In Neuseeland floriert vor allem die Milchwirtschaft. Seit 1994 hat sich die Zahl der Milchkühe auf beinahe sieben Millionen verdoppelt. Das Geschäft boomt, mehr als 130 Länder beziehen ihre Milch aus der Fünf-Millionen-Einwohner-Nation. 95 Prozent der Erzeugnisse gehen ins Ausland und kurbeln die heimische Wirtschaft an. Klima, Boden und Wasser sind perfekt dafür geeignet, schreibt der Verband der neuseeländischen Milchindustrie auf seiner Webseite. Wie lange wohl noch?
Mehr Kühe, mehr Geld, mehr Umweltschäden
Kühe produzieren Unmengen an Gülle, Dung und Methan. Ihr Haltungsmonopol macht den Boden unfruchtbar. Damit auf neuseeländischen Wiesen überhaupt noch irgendetwas zum Verzehren und Ernähren der Milchmaschinen wächst, setzen die Bauern großflächig synthetischen Dünger ein und vergiften so peu à peu ihre einst fruchtbaren Böden, zerstören erst die Pflanzen und dann die Tierwelt. Schritt für Schritt weicht die wundervolle neuseeländische Natur und mit ihr weichen die Insekten. Der Mensch betreibt "ökologischen Wahnsinn", wie es Josef Settele nennt, und nimmt sich damit seine eigene Lebensgrundlage.

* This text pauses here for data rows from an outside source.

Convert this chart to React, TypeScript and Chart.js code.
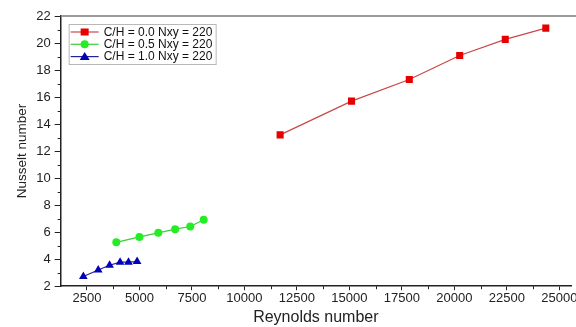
import React, { useEffect, useRef } from "react";
import { Chart, registerables } from "chart.js";

Chart.register(...registerables);

const seriesLabels = ["C/H = 0.0 Nxy = 220", "C/H = 0.5 Nxy = 220", "C/H = 1.0 Nxy = 220"];

const reA = [11700, 15100, 17850, 20250, 22420, 24350];
const nuA = [13.2, 15.7, 17.3, 19.08, 20.27, 21.1];

const reB = [3900, 5000, 5900, 6700, 7420, 8060];
const nuB = [5.25, 5.65, 5.95, 6.22, 6.42, 6.92];

const reC = [2330, 3040, 3580, 4080, 4480, 4890];
const nuC = [2.72, 3.2, 3.55, 3.78, 3.78, 3.82];

const xTicks = [2500, 5000, 7500, 10000, 12500, 15000, 17500, 20000, 22500, 25000];
const yTicks = [2, 4, 6, 8, 10, 12, 14, 16, 18, 20, 22];

const FONT = "'Liberation Sans', Arial, sans-serif";

const colors = [
  { line: "#c84848", point: "#e60000", style: "rect", radius: 5 },
  { line: "#3ccc3c", point: "#22ee22", style: "circle", radius: 4 },
  { line: "#22229a", point: "#0000b4", style: "triangle", radius: 5 },
];

export default function App() {
  const ref = useRef<HTMLCanvasElement | null>(null);

  useEffect(() => {
    document.body.style.margin = "0";
    const canvas = ref.current;
    if (!canvas) return;

    const extras = {
      id: "extras",
      afterDraw(chart: any) {
        const ctx = chart.ctx;
        const ca = chart.chartArea;
        const xs = chart.scales.x;
        const ys = chart.scales.y;
        ctx.save();
        // top border
        ctx.strokeStyle = "#7a7a7a";
        ctx.lineWidth = 1.5;
        ctx.beginPath();
        ctx.moveTo(ca.left, ca.top);
        ctx.lineTo(576, ca.top);
        ctx.stroke();
        // minor ticks
        ctx.strokeStyle = "#222";
        ctx.lineWidth = 1;
        for (let v = 1250; v <= xs.max; v += 2500) {
          const px = Math.round(xs.getPixelForValue(v)) + 0.5;
          if (px < ca.left + 1) continue;
          ctx.beginPath();
          ctx.moveTo(px, ca.bottom);
          ctx.lineTo(px, ca.bottom + 3);
          ctx.stroke();
        }
        for (let v = 3; v < 22; v += 2) {
          const py = Math.round(ys.getPixelForValue(v)) + 0.5;
          ctx.beginPath();
          ctx.moveTo(ca.left, py);
          ctx.lineTo(ca.left - 3, py);
          ctx.stroke();
        }
        // legend
        const bx = ca.left + 8;
        const by = ca.top + 8;
        const bw = 147;
        const bh = 40;
        ctx.fillStyle = "#fff";
        ctx.fillRect(bx, by, bw, bh);
        ctx.strokeStyle = "#b8b8b8";
        ctx.lineWidth = 1;
        ctx.strokeRect(bx + 0.5, by + 0.5, bw, bh);
        ctx.font = `12px ${FONT}`;
        ctx.textBaseline = "middle";
        ctx.textAlign = "left";
        seriesLabels.forEach((lab, i) => {
          const y = by + 8 + i * 12.3;
          const c = colors[i];
          ctx.strokeStyle = c.line;
          ctx.lineWidth = 1.2;
          ctx.beginPath();
          ctx.moveTo(bx + 2, y);
          ctx.lineTo(bx + 30, y);
          ctx.stroke();
          ctx.fillStyle = c.point;
          const mx = bx + 16;
          if (c.style === "rect") {
            ctx.fillRect(mx - 4, y - 3.5, 8, 7);
          } else if (c.style === "circle") {
            ctx.beginPath();
            ctx.arc(mx, y, 4, 0, Math.PI * 2);
            ctx.fill();
          } else {
            ctx.beginPath();
            ctx.moveTo(mx, y - 4.5);
            ctx.lineTo(mx + 5, y + 3.5);
            ctx.lineTo(mx - 5, y + 3.5);
            ctx.closePath();
            ctx.fill();
          }
          ctx.fillStyle = "#111";
          ctx.fillText(lab, bx + 35, y + 0.5);
        });
        ctx.restore();
      },
    };

    const mk = (xs: number[], ys: number[], i: number) => ({
      label: seriesLabels[i],
      data: xs.map((x, k) => ({ x, y: ys[k] })),
      borderColor: colors[i].line,
      borderWidth: 1.2,
      backgroundColor: colors[i].point,
      pointBackgroundColor: colors[i].point,
      pointBorderColor: colors[i].point,
      pointStyle: colors[i].style,
      pointRadius: colors[i].radius,
      pointBorderWidth: 0,
      showLine: true,
      tension: 0,
    });

    const chart = new Chart(canvas, {
      type: "scatter",
      data: {
        datasets: [mk(reA, nuA, 0), mk(reB, nuB, 1), mk(reC, nuC, 2)],
      },
      options: {
        animation: false,
        responsive: false,
        maintainAspectRatio: false,
        layout: { padding: { top: 16, right: 0, bottom: 0, left: 9 } },
        plugins: { legend: { display: false }, tooltip: { enabled: false } },
        scales: {
          x: {
            type: "linear",
            min: 1250,
            max: 25550,
            afterBuildTicks: (s: any) => {
              s.ticks = xTicks.map((v) => ({ value: v }));
            },
            afterFit: (s: any) => {
              s.paddingRight = 0;
            },
            grid: { display: true, drawOnChartArea: false, drawTicks: true, tickLength: 4, color: "#222" },
            border: { display: true, color: "#222", width: 1.5 },
            ticks: {
              color: "#222",
              font: { family: FONT, size: 13 },
              padding: 0,
              maxRotation: 0,
              autoSkip: false,
              callback: (v: any) => String(v),
            },
            title: { display: true, text: "Reynolds number", color: "#222", font: { family: FONT, size: 16 }, padding: { top: 2, bottom: 0 } },
          },
          y: {
            type: "linear",
            min: 2,
            max: 22,
            afterBuildTicks: (s: any) => {
              s.ticks = yTicks.map((v) => ({ value: v }));
            },
            grid: { display: true, drawOnChartArea: false, drawTicks: true, tickLength: 6, color: "#222" },
            border: { display: true, color: "#222", width: 1.5 },
            ticks: { color: "#222", font: { family: FONT, size: 13 }, padding: 4, autoSkip: false, callback: (v: any) => String(v) },
            title: { display: true, text: "Nusselt number", color: "#222", font: { family: FONT, size: 13.5 }, padding: { top: 5, bottom: 2 } },
          },
        },
      },
      plugins: [extras],
    } as any);

    return () => chart.destroy();
  }, []);

  return (
    <div style={{ width: 576, height: 327, background: "#fff" }}>
      <canvas ref={ref} width={576} height={327} style={{ display: "block", width: 576, height: 327 }} />
    </div>
  );
}
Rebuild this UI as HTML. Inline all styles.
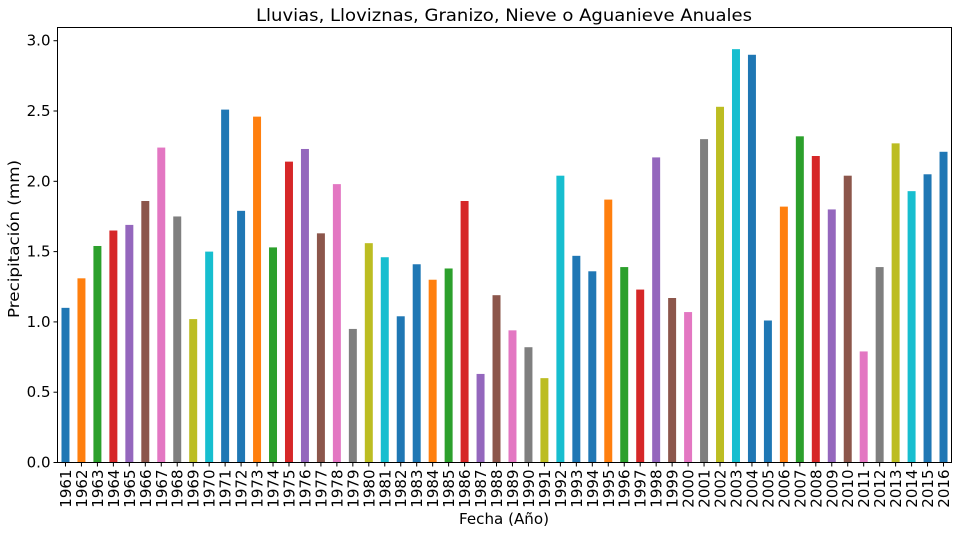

Es gibt leichtere Fragen als die, wie man diese Entwicklung stoppen kann. "Am Ende des Tages muss das rentable Rind weniger rentabel werden", konstatiert der Biologe. "Das heißt, die Folgekosten, die der Staat normalerweise trägt, müssen sich im Produkt wiederfinden, damit die Allgemeinheit nicht darauf sitzen bleibt."
Aber trotz aller Horror-Szenarien hat Josef Settele den Eindruck, dass es in die richtige Richtung geht. Sein eigenes Szenario, das er für das Jahr 2040 entworfen hat, hält er selbst für unwahrscheinlich. Eine drei auf einer Skala von eins bis zehn würde er der Menschheit aktuell verteilen. Das macht Hoffnung, heißt aber: Es ist noch Luft nach oben.